# PVC pipe broken on Gas Furnace/AC unit



## redline (Mar 5, 2006)

can you post a photo of the pipe?


----------



## Keyo77 (Jul 18, 2007)

I wish i could but I don't have a digital cam. I'll try to attach a diagram.


----------



## redline (Mar 5, 2006)

what is the inside diameter of this pipe?


----------



## Keyo77 (Jul 18, 2007)

This is the model of the condenser unit I have. The two holes at the bottom (one is red) is what I am talking about. The pvc pipe attached (not shown) is what has broken off. Tell me if the pic didn't show up and I'll try something else.


----------



## coolmen (Apr 11, 2006)

the gummy stuff is simply sealing the hole so air wont leak out. I believe that the red cap is sealing the secondary drain to your a/c coil. the other is the main drain that was broken.You need to get the main drain repaired or replace the evap coil. Some coils have multi drain hole for cased coils that can be flipped or drained from the left or right. these coils would have a many little red caps. the red caps are simply covering the unused holes. A quick fix you could chaulk off the broken hole and use the hole where the red cap is but will have sitting water in your coil and not recommended


----------



## Keyo77 (Jul 18, 2007)

Maybe I should post this in plumbing as well. What I really need to know is how to glue the two pieces of pvc back together. The piece that goes into the condenser coil was glued into the valve so getting that out is going to be a bi***. The easiest solution would be if I could just glue it back together at the break but I don't know what to use. Once it is glued, I could use sealing caulk to reinforce it.


----------



## redline (Mar 5, 2006)

Keyo77 said:


> ... What I really need to know is how to glue the two pieces of pvc back together...

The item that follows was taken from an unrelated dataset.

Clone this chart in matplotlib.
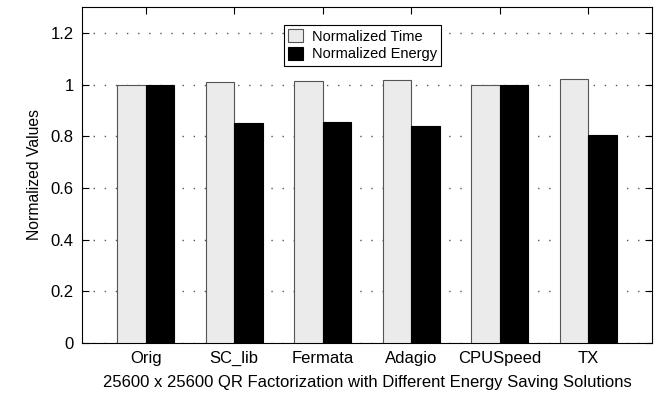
import matplotlib
matplotlib.use('Agg')
import matplotlib.pyplot as plt
import numpy as np

plt.rcParams['font.family'] = ['Liberation Sans', 'DejaVu Sans']

categories = ['Orig', 'SC_lib', 'Fermata', 'Adagio', 'CPUSpeed', 'TX']
norm_time = [1.0, 1.009, 1.014, 1.018, 1.0, 1.023]
norm_energy = [1.0, 0.853, 0.855, 0.838, 1.0, 0.804]
yticks = [0, 0.2, 0.4, 0.6, 0.8, 1, 1.2]
ytick_labels = ['0', '0.2', '0.4', '0.6', '0.8', '1', '1.2']

fig = plt.figure(figsize=(6.62, 3.99), dpi=100)
ax = fig.add_axes([82 / 662, 1 - 343 / 399, (652 - 82) / 662, (343 - 7) / 399])

x = np.arange(len(categories))
w = 0.32
ax.bar(x - w / 2, norm_time, w, color='#ebebeb', edgecolor='#555555', linewidth=0.8,
       label='Normalized Time', zorder=3)
ax.bar(x + w / 2, norm_energy, w, color='black', edgecolor='black', linewidth=0.8,
       label='Normalized Energy', zorder=3)

ax.set_xlim(-0.72, 5.72)
ax.set_ylim(0, 1.3)
ax.set_yticks(yticks)
ax.set_yticklabels(ytick_labels)
ax.set_xticks(x)
ax.set_xticklabels(categories)
ax.yaxis.grid(True, linestyle=(0, (1, 7)), color='#555555', linewidth=1.0)
ax.tick_params(axis='both', direction='in', labelsize=12, length=5, width=0.8)
ax.tick_params(axis='x', top=True, bottom=False, pad=6)
ax.tick_params(axis='y', right=True, pad=6)
for s in ax.spines.values():
    s.set_linewidth(0.8)

ax.set_ylabel('Normalized Values', fontsize=11.3, labelpad=6)
ax.set_xlabel('25600 x 25600 QR Factorization with Different Energy Saving Solutions',
              fontsize=12, labelpad=6)

leg = ax.legend(loc='upper left', bbox_to_anchor=((284 - 82) / 570, 1 - 18 / 336),
                fancybox=False, framealpha=1, edgecolor='black', fontsize=10.5,
                borderaxespad=0, handlelength=1.0, handleheight=1.0,
                handletextpad=0.6, borderpad=0.3, labelspacing=0.2)
leg.get_frame().set_linewidth(0.8)

fig.savefig('out.png', dpi=100)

To glue/cement two pieces of pvc together you need to use a primer/cleaner and then the pvc cement. If you can cut the broken piece back then you should be able to use a coupling and then add on from there.


----------



## TheFor (Oct 16, 2007)

I am assuming the broken pipe has no threads. But if it does you could use an EZout.
Otherwise, if careful, you could drill out the broken pipe and slowly increase the size of the drill until the broken pipe has been removed. I would caution hitting the broken pipe with a chisel due to possible breakage of the condensate pan. I wish I Could be there to do it my self. I would not try to glue the pipe back together unless there is enough room for a coupling otherwise you risk the pipe leaking when you least expect it.


----------